If it wasn’t too far off the interstate, we were going to stop. I was actually a little excited. My family thought I was nuts.
After we exited, another sign sealed the deal… it was only a few miles south of I-40.
We parked and walked up to the visitor center gate. Admission price? $16 for adults and $8 for children! There was no avoiding it… they did a really nice job constructing the parking lot and entrance so there was absolutely no view of the crater without paying to enter. I mumbled one of my dad’s favorite vacation quotes: “I’m a tourist. Take my money.”
Although overpriced, I thought it was interesting. But, only because I’d seen it so many times from the air. We walked along the rim, down a bit to some of the viewing platforms and watched the ten minute movie in the visitor’s center.
My little detour set us back about an hour and a half. I was happy to check another site off my list and gave my kids an opportunity to poke a little fun at me for the rest of the trip. They thought it was enormously comical that I would pay that much money to see a hole in the desert. (It became even more funny when it only cost $25 for a seven day pass at the Grand Canyon.)

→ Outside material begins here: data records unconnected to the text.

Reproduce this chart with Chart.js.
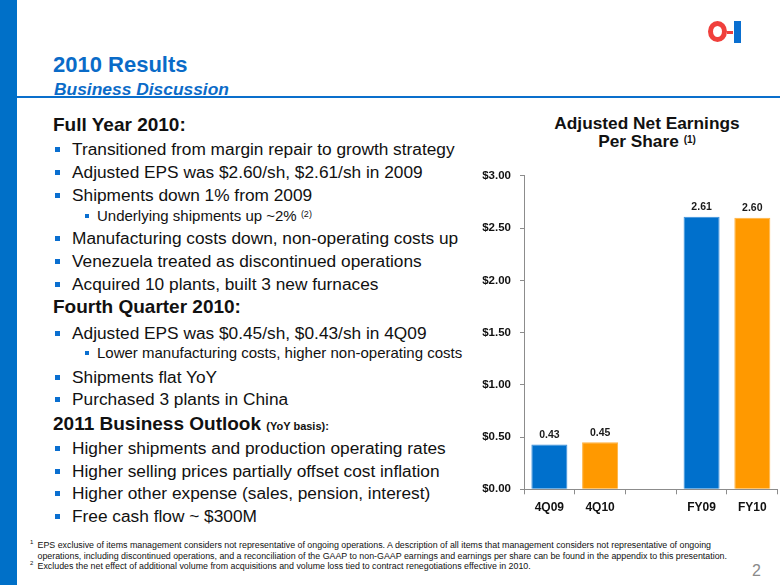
<!DOCTYPE html>
<html>
<head>
<meta charset="utf-8">
<title>2010 Results - Business Discussion</title>
<script src="https://cdn.jsdelivr.net/npm/chart.js@4.4.1/dist/chart.umd.min.js"></script>
<style>
  html, body { margin: 0; padding: 0; background: #fff; }
  body { width: 780px; height: 585px; position: relative; overflow: hidden;
         font-family: "Liberation Sans", Arial, sans-serif; color: #111; }
  .abs { position: absolute; white-space: nowrap; }
  #leftbar { left: 0; top: 0; width: 17px; height: 585px; background: #0070C8; }
  #rule { left: 17px; top: 96px; width: 763px; height: 2px; background: #0A6FCC; }
  #title { left: 53px; top: 52px; font-size: 22px; font-weight: bold; color: #0A6BC8; line-height: 26px; }
  #subtitle { left: 54px; top: 78px; font-size: 17.4px; font-weight: bold; font-style: italic; color: #0A6BC8; line-height: 22px; }
  .line { position: absolute; white-space: nowrap; line-height: 20px; height: 20px; }
  .hd { left: 53px; font-size: 19px; font-weight: bold; }
  .bl { left: 72px; font-size: 17.3px; }
  .bl::before { content: ""; position: absolute; left: -17px; top: 8px; width: 5px; height: 5px; background: #0A6FD0; }
  .sb { left: 97px; font-size: 15px; }
  .sb::before { content: ""; position: absolute; left: -12px; top: 8px; width: 4px; height: 4px; background: #0A6FD0; }
  .sup { position: relative; top: -0.45em; font-size: 0.6em; }
  .small { font-size: 11px; }
  #chart-title { left: 497px; top: 114px; width: 300px; text-align: center; font-size: 17.3px;
                 font-weight: bold; line-height: 18px; white-space: normal; }
  #chart-wrap { position: absolute; left: 470px; top: 160px; width: 310px; height: 360px; }
  .fn { position: absolute; left: 37.5px; font-size: 8.85px; line-height: 10px; white-space: nowrap; color: #111; }
  .fnum { position: absolute; left: 30px; font-size: 6px; line-height: 8px; color: #111; }
  #page { left: 752px; top: 561px; font-size: 16px; color: #8a8a8a; line-height: 20px; }
  #logo-o { left: 708px; top: 21px; width: 9px; height: 11px; border: 5px solid #F0403C; border-radius: 50%; }
  #logo-d { left: 727px; top: 31px; width: 6px; height: 3px; background: #F0403C; }
  #logo-i { left: 734px; top: 21px; width: 7px; height: 22px; background: #0A6FD0; }
</style>
</head>
<body>
<div id="leftbar" class="abs"></div>
<div id="logo-o" class="abs"></div>
<div id="logo-d" class="abs"></div>
<div id="logo-i" class="abs"></div>
<div id="title" class="abs">2010 Results</div>
<div id="subtitle" class="abs">Business Discussion</div>
<div id="rule" class="abs"></div>

<div class="line hd" style="top:115px">Full Year 2010:</div>
<div class="line bl" style="top:139px">Transitioned from margin repair to growth strategy</div>
<div class="line bl" style="top:162px">Adjusted EPS was $2.60/sh, $2.61/sh in 2009</div>
<div class="line bl" style="top:185px">Shipments down 1% from 2009</div>
<div class="line sb" style="top:206px">Underlying shipments up ~2% <span class="sup">(2)</span></div>
<div class="line bl" style="top:228px">Manufacturing costs down, non-operating costs up</div>
<div class="line bl" style="top:251px">Venezuela treated as discontinued operations</div>
<div class="line bl" style="top:274px">Acquired 10 plants, built 3 new furnaces</div>
<div class="line hd" style="top:297px">Fourth Quarter 2010:</div>
<div class="line bl" style="top:323px">Adjusted EPS was $0.45/sh, $0.43/sh in 4Q09</div>
<div class="line sb" style="top:343px">Lower manufacturing costs, higher non-operating costs</div>
<div class="line bl" style="top:367px">Shipments flat YoY</div>
<div class="line bl" style="top:389px">Purchased 3 plants in China</div>
<div class="line hd" style="top:414px">2011 Business Outlook <span class="small">(YoY basis):</span></div>
<div class="line bl" style="top:438px">Higher shipments and production operating rates</div>
<div class="line bl" style="top:461px">Higher selling prices partially offset cost inflation</div>
<div class="line bl" style="top:483px">Higher other expense (sales, pension, interest)</div>
<div class="line bl" style="top:506px">Free cash flow ~ $300M</div>

<div id="chart-title" class="abs">Adjusted Net Earnings<br>Per Share <span class="sup" style="font-size:10px">(1)</span></div>
<div id="chart-wrap"><canvas id="eps-chart"></canvas></div>

<div class="fnum" style="top:538px">1</div>
<div class="fn" style="top:540px">EPS exclusive of items management considers not representative of ongoing operations. A description of all items that management considers not representative of ongoing</div>
<div class="fn" style="top:550.5px">operations, including discontinued operations, and a reconciliation of the GAAP to non-GAAP earnings and earnings per share can be found in the appendix to this presentation.</div>
<div class="fnum" style="top:559px">2</div>
<div class="fn" style="top:561px">Excludes the net effect of additional volume from acquisitions and volume loss tied to contract renegotiations effective in 2010.</div>
<div id="page" class="abs">2</div>

<script>
// Chart data (adjusted net EPS, $/share)
const categories = ['4Q09', '4Q10', '', 'FY09', 'FY10'];
const epsValues = [0.43, 0.45, null, 2.61, 2.60];
const barColors = ['#0070CC', '#FF9900', 'rgba(0,0,0,0)', '#0070CC', '#FF9900'];
const barEdges = ['#3A8FDB', '#FFB23F', 'rgba(0,0,0,0)', '#3A8FDB', '#FFB23F'];
const yMin = 0;
const yMax = 3;
const yStep = 0.5;

// Draw the value above each bar
const valueLabels = {
    id: 'valueLabels',
    afterDatasetsDraw(chart) {
        const ctx = chart.ctx;
        const meta = chart.getDatasetMeta(0);
        ctx.save();
        ctx.font = 'bold 10.5px "Liberation Sans", Arial, sans-serif';
        ctx.fillStyle = '#1a1a1a';
        ctx.textAlign = 'center';
        ctx.textBaseline = 'middle';
        meta.data.forEach((bar, i) => {
            const v = epsValues[i];
            if (v === null) return;
            ctx.fillText(v.toFixed(2), bar.x, bar.y - 9.5);
        });
        ctx.restore();
    }
};

const axisGray = '#8c8c8c';

new Chart(document.getElementById('eps-chart').getContext('2d'), {
    type: 'bar',
    data: {
        labels: categories,
        datasets: [{
            data: epsValues,
            backgroundColor: barColors,
            borderColor: barEdges,
            borderWidth: 1,
            barPercentage: 0.71,
            categoryPercentage: 1.0
        }]
    },
    options: {
        responsive: true,
        maintainAspectRatio: false,
        animation: false,
        layout: { padding: { top: 12.7, right: 2.3, bottom: 0, left: 0 } },
        plugins: {
            legend: { display: false },
            tooltip: { enabled: false }
        },
        scales: {
            x: {
                grid: { display: true, drawOnChartArea: false, tickLength: 5, color: axisGray, offset: true },
                border: { display: true, color: axisGray, width: 1 },
                ticks: {
                    color: '#111',
                    padding: 6,
                    font: { family: '"Liberation Sans", Arial, sans-serif', size: 12, weight: 'bold' }
                },
                afterFit(scale) { scale.height = 30.7; }
            },
            y: {
                min: yMin,
                max: yMax,
                grid: { display: true, drawOnChartArea: false, tickLength: 4, color: axisGray },
                border: { display: true, color: axisGray, width: 1 },
                ticks: {
                    stepSize: yStep,
                    color: '#111',
                    padding: 9,
                    font: { family: '"Liberation Sans", Arial, sans-serif', size: 11.5, weight: 'bold' },
                    callback: v => '$' + Number(v).toFixed(2)
                },
                afterFit(scale) { scale.width = 54; }
            }
        }
    },
    plugins: [valueLabels]
});
</script>
</body>
</html>
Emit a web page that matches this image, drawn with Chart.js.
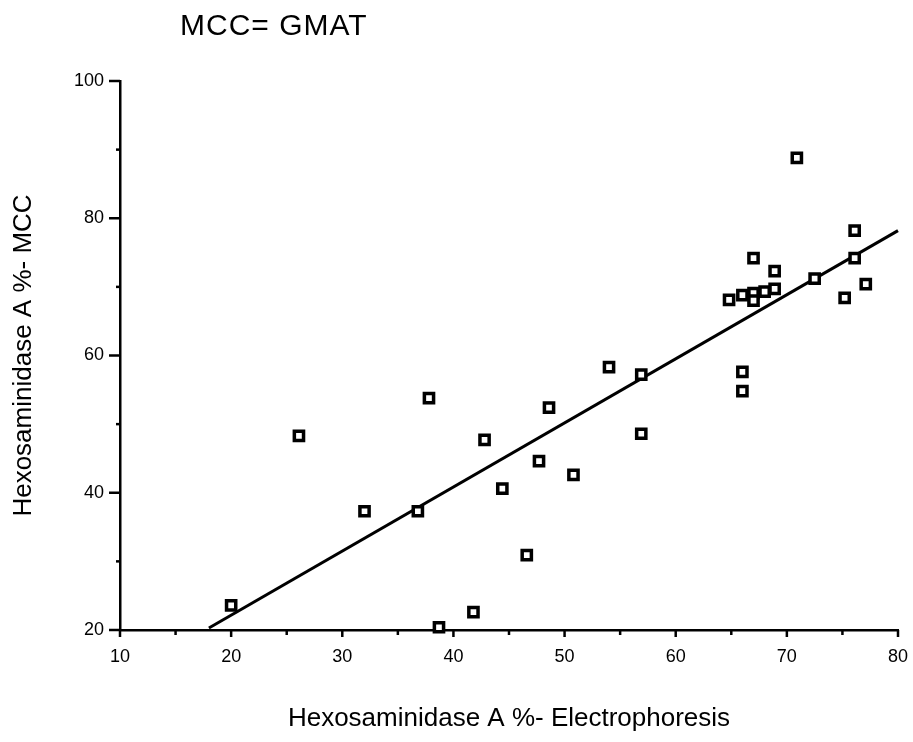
<!DOCTYPE html>
<html>
<head>
<meta charset="utf-8">
<script src="https://cdn.jsdelivr.net/npm/chart.js@4/dist/chart.umd.min.js"></script>
<style>
html,body{margin:0;padding:0;background:#fff;}
#wrap{width:913px;height:742px;position:relative;}
canvas{display:block;}
</style>
</head>
<body>
<div id="wrap"><canvas id="c" width="913" height="742"></canvas></div>
<script>
// Data
const electrophoresis = [20, 26.1, 32.0, 36.8, 37.8, 38.7, 41.8, 42.8, 44.4, 46.6, 47.7, 48.6, 50.8, 54.0, 56.9, 56.9, 64.8, 66.0, 66.0, 66.0, 67.0, 67.0, 67.0, 68.0, 68.9, 68.9, 70.9, 72.5, 75.2, 76.1, 76.1, 77.1];
const mcc = [23.6, 48.3, 37.3, 37.3, 53.8, 20.4, 22.6, 47.7, 40.6, 30.9, 44.6, 52.4, 42.6, 58.3, 57.2, 48.6, 68.1, 68.8, 57.6, 54.8, 74.2, 69.1, 68.0, 69.3, 72.3, 69.7, 88.8, 71.2, 68.4, 78.2, 74.2, 70.4];
const fitX = [18, 80];
const fitY = [20.3, 78.2];
const xMajorTicks = [10, 20, 30, 40, 50, 60, 70, 80];
const xMinorTicks = [15, 25, 35, 45, 55, 65, 75];
const yMajorTicks = [20, 40, 60, 80, 100];
const yMinorTicks = [30, 50, 70, 90];
const chartTitle = 'MCC= GMAT';
const xTitle = 'Hexosaminidase A %- Electrophoresis';
const yTitle = 'Hexosaminidase A %- MCC';

const points = electrophoresis.map((x, i) => ({x: x, y: mcc[i]}));
const fitPoints = fitX.map((x, i) => ({x: x, y: fitY[i]}));

const FONT = '"Liberation Sans", Arial, Helvetica, sans-serif';

const extras = {
  id: 'extras',
  afterDraw(chart) {
    const ctx = chart.ctx;
    const xs = chart.scales.x, ys = chart.scales.y;
    const area = chart.chartArea;
    ctx.save();
    ctx.strokeStyle = '#000';
    ctx.lineWidth = 2.5;
    ctx.lineCap = 'butt';
    const xl = (v, len) => {
      const px = xs.getPixelForValue(v);
      ctx.beginPath(); ctx.moveTo(px, area.bottom); ctx.lineTo(px, area.bottom + len); ctx.stroke();
    };
    const yl = (v, len) => {
      const py = ys.getPixelForValue(v);
      ctx.beginPath(); ctx.moveTo(area.left, py); ctx.lineTo(area.left - len, py); ctx.stroke();
    };
    xMajorTicks.forEach(v => xl(v, 7));
    xMinorTicks.forEach(v => xl(v, 5));
    yMajorTicks.forEach(v => yl(v, 11));
    yMinorTicks.forEach(v => yl(v, 4));
    ctx.fillStyle = '#000';
    ctx.font = '30px ' + FONT;
    try { ctx.letterSpacing = '1px'; } catch (e) {}
    ctx.textAlign = 'left';
    ctx.textBaseline = 'alphabetic';
    ctx.fillText(chartTitle, 180, 35);
    ctx.restore();
  }
};

new Chart(document.getElementById('c'), {
  type: 'scatter',
  data: {
    datasets: [
      {
        type: 'line',
        data: fitPoints,
        borderColor: '#000',
        borderWidth: 3,
        pointRadius: 0,
        fill: false,
        showLine: true,
        clip: false,
        order: 2
      },
      {
        data: points,
        pointStyle: 'rect',
        pointRadius: 6.5,
        pointBorderWidth: 3.5,
        pointBackgroundColor: '#fff',
        pointBorderColor: '#000',
        clip: false,
        order: 1
      }
    ]
  },
  plugins: [extras],
  options: {
    responsive: false,
    animation: false,
    devicePixelRatio: 1,
    layout: {autoPadding: false, padding: {top: 81, right: 15, left: 0, bottom: 0}},
    plugins: {legend: {display: false}, tooltip: {enabled: false}, title: {display: false}},
    scales: {
      x: {
        type: 'linear',
        min: 10, max: 80,
        afterFit(s) { s.height = 112; s.paddingLeft = 0; s.paddingRight = 0; },
        grid: {display: false, drawTicks: false},
        border: {display: true, color: '#000', width: 2.5},
        ticks: {stepSize: 10, padding: 16, color: '#000', font: {family: FONT, size: 18}},
        title: {display: true, text: xTitle, color: '#000', font: {family: FONT, size: 26}, padding: {top: 0, bottom: 8}}
      },
      y: {
        type: 'linear',
        min: 20, max: 100,
        afterFit(s) { s.width = 120; s.paddingTop = 0; s.paddingBottom = 0; },
        grid: {display: false, drawTicks: false},
        border: {display: true, color: '#000', width: 2.5},
        ticks: {stepSize: 20, padding: 16, color: '#000', font: {family: FONT, size: 18}},
        title: {display: true, text: yTitle, color: '#000', font: {family: FONT, size: 26}, padding: {top: 8, bottom: 0}}
      }
    }
  }
});
</script>
</body>
</html>
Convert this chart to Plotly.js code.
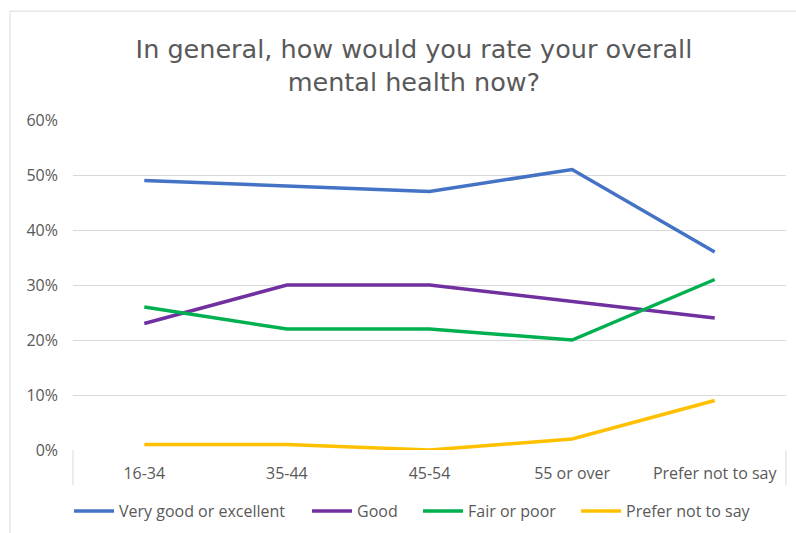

There were other aviation related discoveries on the trip. We drove through Gallup, NM and Tuba City, AZ. Both have VORs (navigational beacons) that I’ve flown over countless times. There’s not much in either place… but, I will forever have a family memory every time I’m cleared to one of those places.
Good memories. But, not as great as the ones I’m going to have whenever I fly over that darn overpriced crater.